Although U.S. consumers still own a variety of standalone streaming devices — with nearly 72% owning at least one such device — the number of standalone connected devices will continue to decline as smart TVs cement their dominance.

Streaming media players are now the second most-used streaming device, but their adoption rate was down to under 40% as of Q3 2021.

The trend has also been clear in sales data.

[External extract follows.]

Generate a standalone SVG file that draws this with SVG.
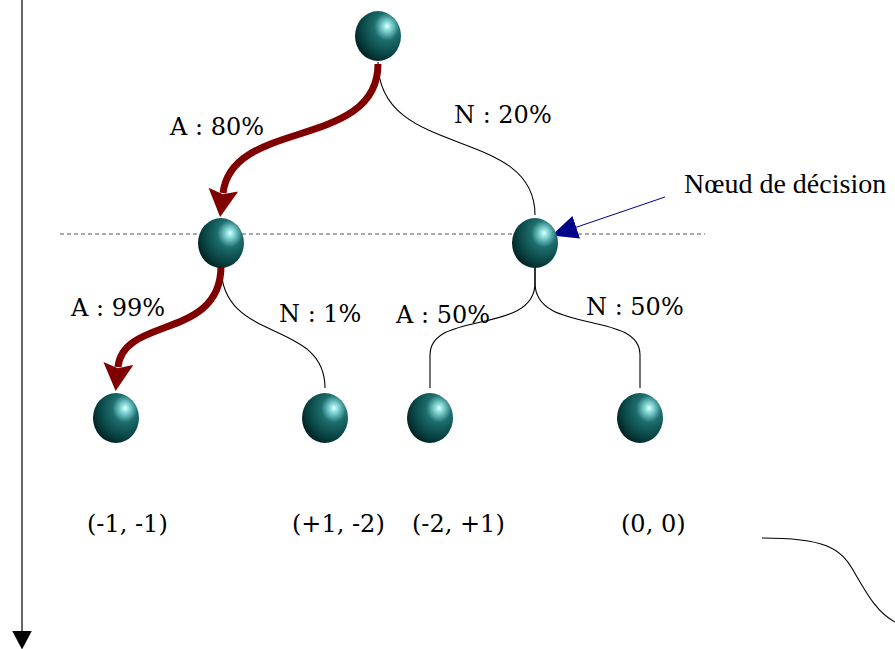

For instance, the Roku hardware/player division saw its revenue drop by 26% year-over-year in that quarter.

Gaming consoles, which boasted a nearly 60% adoption rate as of Q1 2016, are now slightly below streaming media players’ rate, although they held their own last year, after several years of decline.

Streaming Blu-ray players and smart PVR/DVR devices have adoption rates of 10% or lower.

Samsung's Tizen smart TV platform is among the most widely used connected entertainment platforms in the U.S. — on par with Roku, with 27% of all broadband subscribers citing the Tizen as their primary device for consuming video content as of Q3 2021.

But with devices increasingly determining streaming services’ ability to grow their subscribers and ad revenue in the U.S. and other markets, and smart TVs clearly the dominant device going forward, new players looking to accelerate their streamers’ expansion are attempting to join the smart-TV fray.

Amazon and Comcast both released their own smart TVs in last year’s second half.

Although they’re late to the game, Amazon’s size, distribution and partnership leverage will make its two lines of Fire TVs serious contenders, and Comcast’s Sky Glass is a cutting-edge offering promising total integration of hardware, software and content.

Of course, with all of the players noted above plus LG, Sony, TCL and Google, among others, now engaged in the battle for share, consolidation is also inevitable at some point.

In the meantime, we can watch and mark our scorecards.